Informatik, TU Wien

On the Evaluation of Unsupervised Outlier Detection

Measures, Datasets, and an Empirical Study

Abstract

The evaluation of unsupervised outlier detection algorithms is a constant challenge in data mining research. Little is known regarding the strengths and weaknesses of different standard outlier detection models, and the impact of parameter choices for these algorithms. The scarcity of appropriate benchmark datasets with ground truth annotation is a significant impediment to the evaluation of outlier methods. Even when labeled datasets are available, their suitability for the outlier detection task is typically unknown. Furthermore, the biases of commonly-used evaluation measures are not fully understood.
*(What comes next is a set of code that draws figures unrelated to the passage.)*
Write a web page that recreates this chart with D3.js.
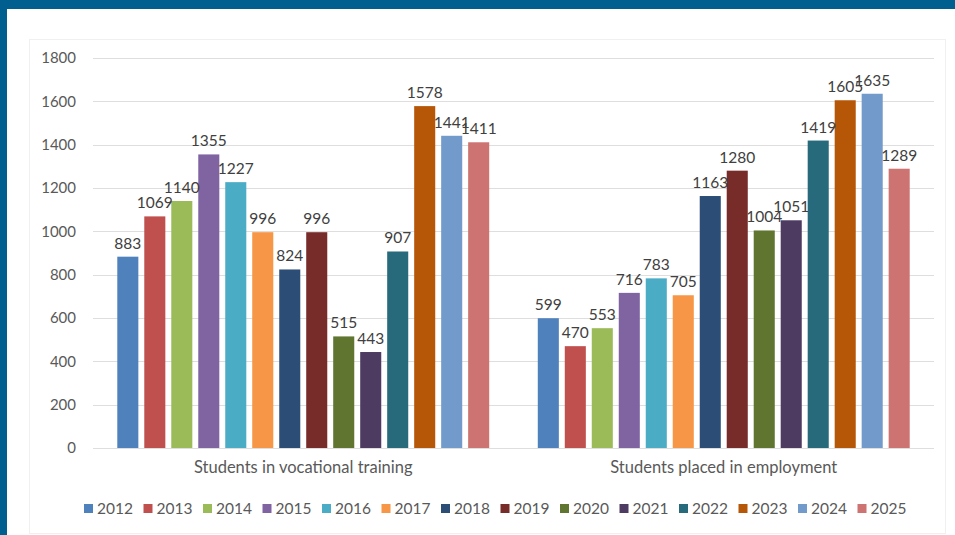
<!DOCTYPE html>
<html>
<head>
<meta charset="utf-8">
<script src="https://cdn.jsdelivr.net/npm/d3@7"></script>
<style>
  html, body { margin: 0; padding: 0; background: #ffffff; }
  svg { display: block; }
</style>
</head>
<body>
<script>
// Data
const categories = ["Students in vocational training", "Students placed in employment"];
const years = ["2012","2013","2014","2015","2016","2017","2018","2019","2020","2021","2022","2023","2024","2025"];
const vocational = [883, 1069, 1140, 1355, 1227, 996, 824, 996, 515, 443, 907, 1578, 1441, 1411];
const employment = [599, 470, 553, 716, 783, 705, 1163, 1280, 1004, 1051, 1419, 1605, 1635, 1289];
const yTicks = [0, 200, 400, 600, 800, 1000, 1200, 1400, 1600, 1800];
const colors = ["#4F81BD","#C0504D","#9BBB59","#8064A2","#4BACC6","#F79646",
                "#2C4D75","#772C2A","#5F7530","#4D3B62","#276A7C","#B65708","#729ACA","#CD7371"];

const seriesByCategory = [vocational, employment];

const W = 955, H = 535;
const svg = d3.select("body").append("svg").attr("width", W).attr("height", H);

// Frame: blue band on top and left edge
svg.append("rect").attr("x", 0).attr("y", 0).attr("width", W).attr("height", H).attr("fill", "#ffffff");
svg.append("rect").attr("x", 0).attr("y", 0).attr("width", W).attr("height", 9).attr("fill", "#005F8E");
svg.append("rect").attr("x", 0).attr("y", 0).attr("width", 7).attr("height", H).attr("fill", "#005F8E");

// Chart panel
svg.append("rect").attr("x", 29.5).attr("y", 39.5).attr("width", 916).attr("height", 494)
  .attr("fill", "#ffffff").attr("stroke", "#f0f0f0").attr("stroke-width", 1);

const plot = { left: 93, right: 934, top: 58, bottom: 448 };

const y = d3.scaleLinear().domain([0, 1800]).range([plot.bottom, plot.top]);
const x0 = d3.scaleBand().domain(categories).range([plot.left, plot.right]).padding(0);
const x1 = d3.scaleBand().domain(years).range([0, x0.bandwidth()]).paddingInner(0.22).paddingOuter(0.9);

const font = "Lato, 'Open Sans', sans-serif";

// Gridlines
svg.append("g").selectAll("line").data(yTicks).join("line")
  .attr("x1", plot.left).attr("x2", plot.right)
  .attr("y1", d => Math.round(y(d)) + 0.5).attr("y2", d => Math.round(y(d)) + 0.5)
  .attr("stroke", "#dedede").attr("stroke-width", 1);

// Y axis labels
const yAxis = d3.axisLeft(y).tickValues(yTicks).tickFormat(d3.format("d")).tickSize(0).tickPadding(0);
const gy = svg.append("g").attr("transform", `translate(${76},0)`).call(yAxis);
gy.select(".domain").remove();
gy.selectAll("text").attr("font-family", font).attr("font-size", 15).attr("fill", "#595959");

// Bars and value labels
const groups = svg.append("g").selectAll("g").data(categories).join("g")
  .attr("transform", d => `translate(${x0(d)},0)`);

groups.each(function(cat, ci) {
  const g = d3.select(this);
  const vals = seriesByCategory[ci].map((v, i) => ({ year: years[i], value: v, color: colors[i] }));
  g.selectAll("rect").data(vals).join("rect")
    .attr("x", d => x1(d.year)).attr("width", x1.bandwidth())
    .attr("y", d => y(d.value)).attr("height", d => y(0) - y(d.value))
    .attr("fill", d => d.color);
  g.selectAll("text").data(vals).join("text")
    .attr("x", d => x1(d.year) + x1.bandwidth() / 2)
    .attr("y", d => y(d.value) - 8)
    .attr("text-anchor", "middle")
    .attr("font-family", font).attr("font-size", 15.5).attr("fill", "#404040")
    .text(d => d.value);
});

// Category axis labels
const xAxis = d3.axisBottom(x0).tickSize(0).tickPadding(0);
const gx = svg.append("g").attr("transform", `translate(0,${plot.bottom + 11})`).call(xAxis);
gx.select(".domain").remove();
gx.selectAll("text").attr("font-family", font).attr("font-size", 16.5).attr("fill", "#595959")
  .attr("dy", "0.85em");

// Legend
const legend = svg.append("g").attr("transform", "translate(84,509)");
const itemW = 59.5;
const items = legend.selectAll("g").data(years).join("g")
  .attr("transform", (d, i) => `translate(${i * itemW},0)`);
items.append("rect").attr("x", 0).attr("y", -5).attr("width", 9).attr("height", 9)
  .attr("fill", (d, i) => colors[i]);
items.append("text").attr("x", 13).attr("y", 0).attr("dy", "0.35em")
  .attr("font-family", font).attr("font-size", 15.5).attr("fill", "#595959")
  .text(d => d);
</script>
</body>
</html>
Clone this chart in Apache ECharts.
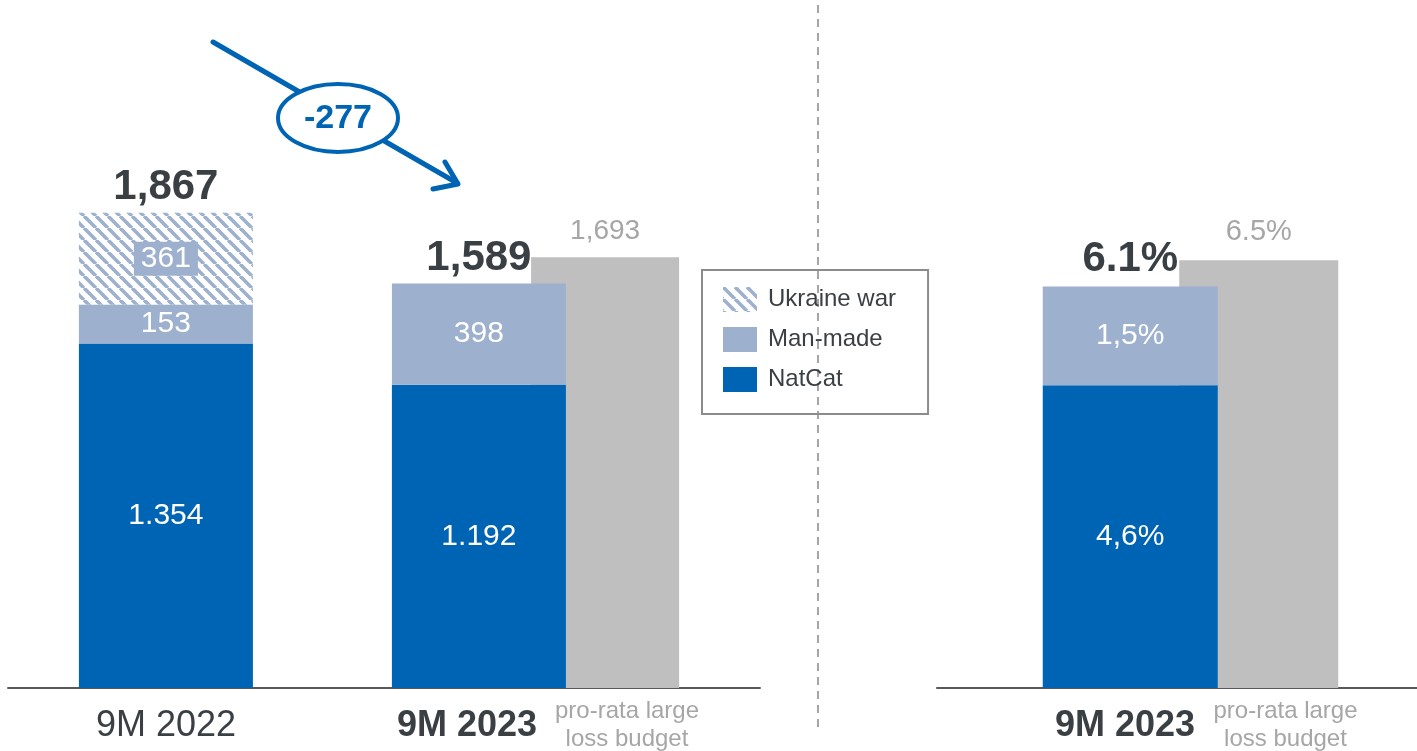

It is thus difficult to ascertain the extent to which newly-proposed outlier detection methods improve over established methods.

 

In this talk, we discuss our recent research results: we performed an extensive experimental study on the performance of a representative set of standard k nearest neighborhood-based methods for unsupervised outlier detection, across a wide variety of datasets prepared for this purpose. Based on the overall performance of the outlier detection methods, we provide a characterization of the datasets themselves, and discuss their suitability as outlier detection benchmark sets. We also examine the most commonly-used measures for comparing the performance of different methods, and suggest adaptations that are more suitable for the evaluation of outlier detection results.

Biography

Dr. Arthur Zimek is a Privatdozent in the database systems and data mining group at the Ludwig-Maximilians-Universität München (LMU), Germany. 2012-2013 he was a postdoctoral fellow in the department for Computing Science at the University of Alberta, Edmonton, Canada. In 2014 he was a visiting professor at Technical University Vienna, Austria. He holds degrees in bioinformatics, philosophy, and theology, involving studies at universities in Munich, Mainz (Germany), and Innsbruck (Austria) and finished his Ph.D. thesis in informatics on ''Correlation Clustering'' at LMU in summer 2008. For this work, Zimek received the ''SIGKDD Doctoral Dissertation Award (runner-up)'' in 2009. His research interests include ensemble techniques, clustering, and outlier detection, methods as well as evaluation, and high dimensional data. Zimek published more than 60 papers at peer reviewed conferences and in international journals. Together with his co-authors, he received the ''Best Paper Honorable Mention Award'' at SDM 2008 and the ''Best Demonstration Paper Award'' at SSTD 2011. Zimek has been a member or senior member of program committees of the leading data mining conferences (e.g. SIGKDD, ECMLPKDD, CIKM, SDM) and serves as reviewer for journals like ACM TKDD, IEEE TKDE, Data Mining and Knowledge Discovery (Springer), Machine Learning (Springer).

Note

This talk is part of the lecture series on research talks by the visiting professors of the Vienna PhD School of Informatics.